The counterblast [to Churchill's speech] has come, but it is ostensibly directed only against Mr. Churchill personally. For once His Majesty's Government and official British foreign policy are spared although I doubt whether the Soviet public draws the distinction and is much comforted by this....
2. Pravda, only paper appearing today, carried on the back page a two and a half column summary of Mr. Churchill's speech which is on the whole fair and full
4. Most significant omission however was Mr Churchill's reference to his unavailing warnings before the war [when Churchill warned of the dangers of Hitler and opposed Appeasement]. This is replaced by comment that he made 'monstrous comparisons' [ie comparing the USSR in the 1940s with Germany in the 1930s]. His reference to Russian admiration of strength was also dismissed as a cynical statement designed to support his propaganda for an Anglo-American alliance.....
5. On the front page Pravda carries a two and a half column editorial entitled "Churchill rattles the sabre [threatens war]" bitterly attacking his speech. He is accused of having concealed his true views during the war and now returned to his old prejudices against the Soviet Union and the bogey of Bolshevik expansion dating from the time when he was a leading foreign interventionist. His conception of an Anglo-American military alliance is castigated as a reactionary plot against the Soviet Union, which would mean the end of the Big Three and of the United Nations Organisation.
6. The Pravda article has caused a sensation in Moscow. It is being read everywhere with unusual interest and there is considerable disquiet among the general public. Mr Churchill had been built up here during and after the war as a friend of Stalin and the Soviet Union and he enjoyed the sincere regard and indeed affection of the Soviet public.
7. My own impression is that the Soviet authorities were much taken aback by this frank statement by Churchill.
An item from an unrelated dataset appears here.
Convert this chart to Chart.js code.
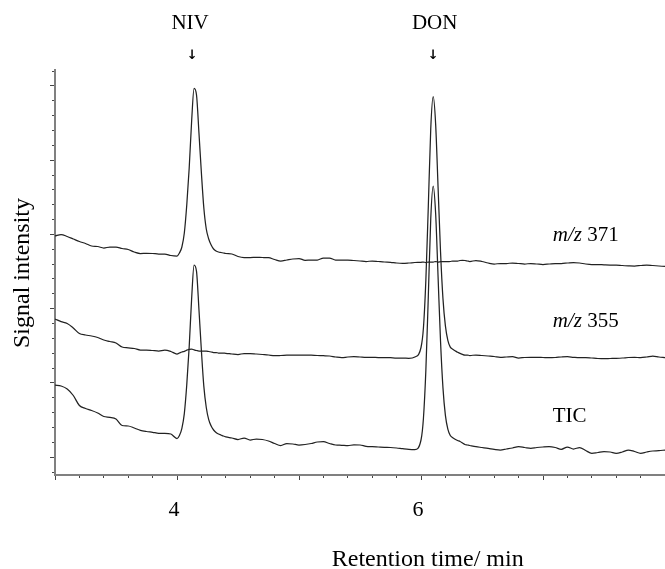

They seem genuinely alarmed by many recent signs of American rapprochement with Britain
Finally a gigantic red herring of this is of the greatest help with the Soviet public and possibly also with public opinion in directing attention from Persia, and Manchuria.... In effect Churchill's speech is being used, to justify the warnings about capitalist encirclement contained in recent Soviet propaganda and more particularly in the election speeches here.